During all his student years he had hoped to be a missioner in Wales, but at Cardinal Wiseman’s call he now accepted the position of vice-president at St. Edmund’s College, Ware, at that time, the chief seminary for candidates for the priesthood in the south of England. With his post in view, he embarked on a voyage of discovery among the seminaries of Italy, France, and Germany to acquaint himself with the current views concerning the formation of secular clergy and found himself impressed by the College of Propaganda in Rome.  He arrived in Ware in the autumn of 1855, and though not yet at the canonical age for the priesthood, and younger than some of the students, he was already vice-president at St. Edmund’s.

At this time, Cardinal Wiseman was also granting permission to Msgr. Henry E. Manning to establish the Congregation of the Oblates, whose work with the poor Vaughan was especially interested in. In 1857 he became an Oblate, which placed him in an awkward position at St. Edmund’s, for Manning was widely suspected of wanting to bring all ecclesiastical education for southern England under the Oblates. The subsequent controversy went to Rome where the Pope ordered the Oblates to withdraw from St. Edmund’s and Vaughan saw no recourse but to follow suit.

The Missionary Challenge

Vaughan looked back upon his work at St. Edmund’s with a sad sense of frustration. The disappointment worked in two ways. He began to look for external work in the immediate present and, for the future, he dreamed dreams. He collected money and built a church in the county town, Hertford, and founded a mission at Enfield. But he wanted to do something great for God.  Since he was a boy his constant prayer had been that whatever else was withheld he might live an intense life. He resolved to consecrate himself to the service of the Foreign Missions. Blessed Peter Claver was his ideal hero and saint, and his first purpose was to go himself to Africa or Japan.

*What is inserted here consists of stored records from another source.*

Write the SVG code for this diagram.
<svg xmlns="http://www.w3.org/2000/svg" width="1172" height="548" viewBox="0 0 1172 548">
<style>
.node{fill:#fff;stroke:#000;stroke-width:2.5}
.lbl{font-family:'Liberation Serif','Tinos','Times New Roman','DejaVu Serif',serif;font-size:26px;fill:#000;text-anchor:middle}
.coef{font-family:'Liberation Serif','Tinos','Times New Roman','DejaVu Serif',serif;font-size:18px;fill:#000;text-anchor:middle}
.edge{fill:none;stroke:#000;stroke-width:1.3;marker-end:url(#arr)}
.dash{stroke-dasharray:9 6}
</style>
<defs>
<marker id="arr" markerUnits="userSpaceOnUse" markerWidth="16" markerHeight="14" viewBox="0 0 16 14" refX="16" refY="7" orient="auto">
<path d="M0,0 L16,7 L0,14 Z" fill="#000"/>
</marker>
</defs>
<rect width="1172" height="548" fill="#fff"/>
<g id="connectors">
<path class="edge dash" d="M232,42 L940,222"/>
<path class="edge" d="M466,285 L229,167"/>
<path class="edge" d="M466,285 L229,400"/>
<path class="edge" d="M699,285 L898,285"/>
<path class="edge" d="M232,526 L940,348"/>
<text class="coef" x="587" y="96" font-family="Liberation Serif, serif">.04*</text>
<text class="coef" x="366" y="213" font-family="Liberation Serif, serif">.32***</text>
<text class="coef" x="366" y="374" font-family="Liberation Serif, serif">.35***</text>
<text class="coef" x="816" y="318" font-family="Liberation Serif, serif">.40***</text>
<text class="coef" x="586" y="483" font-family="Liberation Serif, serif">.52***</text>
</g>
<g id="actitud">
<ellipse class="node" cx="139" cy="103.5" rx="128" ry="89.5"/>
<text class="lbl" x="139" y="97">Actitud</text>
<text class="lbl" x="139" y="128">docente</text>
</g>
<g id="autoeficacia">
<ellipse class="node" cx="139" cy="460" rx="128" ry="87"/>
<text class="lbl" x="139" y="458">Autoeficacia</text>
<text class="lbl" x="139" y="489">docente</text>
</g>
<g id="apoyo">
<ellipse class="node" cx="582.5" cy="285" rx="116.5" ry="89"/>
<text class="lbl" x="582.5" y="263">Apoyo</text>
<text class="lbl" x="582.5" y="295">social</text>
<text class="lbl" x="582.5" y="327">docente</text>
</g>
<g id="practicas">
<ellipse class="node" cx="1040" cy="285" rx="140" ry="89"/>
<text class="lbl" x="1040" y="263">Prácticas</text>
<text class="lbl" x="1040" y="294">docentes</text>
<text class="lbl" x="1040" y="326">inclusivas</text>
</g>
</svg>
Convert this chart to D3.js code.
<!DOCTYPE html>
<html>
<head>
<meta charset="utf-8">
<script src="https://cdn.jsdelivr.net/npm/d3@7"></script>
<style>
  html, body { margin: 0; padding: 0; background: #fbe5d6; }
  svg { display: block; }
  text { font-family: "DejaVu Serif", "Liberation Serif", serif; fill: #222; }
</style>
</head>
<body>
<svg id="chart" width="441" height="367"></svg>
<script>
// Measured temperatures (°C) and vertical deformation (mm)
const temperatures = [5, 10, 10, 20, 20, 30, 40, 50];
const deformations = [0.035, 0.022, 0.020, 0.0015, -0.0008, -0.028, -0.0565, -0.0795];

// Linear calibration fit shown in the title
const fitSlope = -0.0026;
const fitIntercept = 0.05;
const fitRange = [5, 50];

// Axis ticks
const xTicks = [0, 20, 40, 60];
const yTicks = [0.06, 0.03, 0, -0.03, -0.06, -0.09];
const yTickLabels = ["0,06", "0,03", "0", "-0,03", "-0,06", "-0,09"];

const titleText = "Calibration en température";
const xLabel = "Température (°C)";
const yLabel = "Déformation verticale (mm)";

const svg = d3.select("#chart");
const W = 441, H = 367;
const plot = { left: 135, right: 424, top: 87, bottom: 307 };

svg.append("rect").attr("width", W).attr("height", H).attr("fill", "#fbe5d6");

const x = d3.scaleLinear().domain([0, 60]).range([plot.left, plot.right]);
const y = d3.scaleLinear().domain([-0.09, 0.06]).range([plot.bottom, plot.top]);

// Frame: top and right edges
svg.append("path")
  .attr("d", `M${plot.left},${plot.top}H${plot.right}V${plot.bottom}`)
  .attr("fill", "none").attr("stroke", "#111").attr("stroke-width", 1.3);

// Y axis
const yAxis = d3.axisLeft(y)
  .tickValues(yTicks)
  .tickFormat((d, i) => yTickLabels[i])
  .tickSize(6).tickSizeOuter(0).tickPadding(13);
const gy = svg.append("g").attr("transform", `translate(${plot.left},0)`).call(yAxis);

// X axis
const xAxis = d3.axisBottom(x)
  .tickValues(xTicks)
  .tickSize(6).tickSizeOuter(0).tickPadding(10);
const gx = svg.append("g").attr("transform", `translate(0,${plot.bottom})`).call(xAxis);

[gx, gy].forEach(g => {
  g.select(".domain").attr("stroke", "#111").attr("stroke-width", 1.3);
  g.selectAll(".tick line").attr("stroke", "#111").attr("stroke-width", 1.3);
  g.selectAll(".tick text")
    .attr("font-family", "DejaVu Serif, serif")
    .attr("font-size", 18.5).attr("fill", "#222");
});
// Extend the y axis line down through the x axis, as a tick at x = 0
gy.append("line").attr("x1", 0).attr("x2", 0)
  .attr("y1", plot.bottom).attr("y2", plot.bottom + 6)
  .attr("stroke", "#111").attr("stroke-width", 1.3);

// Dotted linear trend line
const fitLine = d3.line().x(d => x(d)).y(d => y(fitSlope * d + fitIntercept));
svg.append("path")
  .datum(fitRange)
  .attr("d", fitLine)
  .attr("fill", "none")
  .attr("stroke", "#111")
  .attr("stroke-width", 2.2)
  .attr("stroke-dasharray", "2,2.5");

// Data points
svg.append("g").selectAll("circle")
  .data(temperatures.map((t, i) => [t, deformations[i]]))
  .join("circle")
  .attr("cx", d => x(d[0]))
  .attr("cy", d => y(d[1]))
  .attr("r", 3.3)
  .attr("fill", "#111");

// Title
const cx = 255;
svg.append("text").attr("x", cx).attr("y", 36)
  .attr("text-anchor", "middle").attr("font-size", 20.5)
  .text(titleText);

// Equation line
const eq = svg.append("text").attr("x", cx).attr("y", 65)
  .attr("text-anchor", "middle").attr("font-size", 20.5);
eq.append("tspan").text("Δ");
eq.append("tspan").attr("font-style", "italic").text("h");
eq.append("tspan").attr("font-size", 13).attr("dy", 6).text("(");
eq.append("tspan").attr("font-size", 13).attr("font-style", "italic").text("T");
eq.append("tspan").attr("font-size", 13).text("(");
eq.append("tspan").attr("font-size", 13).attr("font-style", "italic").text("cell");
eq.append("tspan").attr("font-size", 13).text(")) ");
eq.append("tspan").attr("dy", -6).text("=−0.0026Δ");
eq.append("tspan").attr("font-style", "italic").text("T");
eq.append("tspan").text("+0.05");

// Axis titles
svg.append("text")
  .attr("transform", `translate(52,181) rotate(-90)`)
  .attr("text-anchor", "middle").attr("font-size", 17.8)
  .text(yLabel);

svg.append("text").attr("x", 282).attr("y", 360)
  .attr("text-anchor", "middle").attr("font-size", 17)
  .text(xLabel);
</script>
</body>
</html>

In the 1860s, the British Empire was expanding; British influence was spreading wider. Other European countries like France, Germany, Holland, Belgium all had major overseas possessions scattered across the globe and vied with one another to ensure ‘a place in the sun’. Herbert noted the energy and enthusiasm that many people expended on exploration, on trading, on establishing new colonies. They took great risks, they established heroic feats – hoping to become rich and famous. Herbert felt that Catholics ought to show comparable energy and enthusiasm for God’s Kingdom. He wasn’t a man just to have dreams; he was a man of action.  By temperament unable to do nothing, and feeling reproached by the expanding missionary outreach of Protestant missionary societies as well as continental Catholics, Vaughan set off on another tour, this time in search of a model of a mission-sending seminary that could be transplanted in England.

The huge difficulties

Mid-nineteenth century England was hardly the ideal place or time to make such a beginning. Catholics were largely a poor minority, most of them immigrants from Ireland – crowded into the bustling industrial towns and cities, into the mining villages. Priests were needed to minister to these people. The Hierarchy had been restored only recently in England and Wales. In Ireland too the Church was still in the process of recovery from centuries of persecution. The ravages of the Great Famine and mass emigration added to the Church’s problems.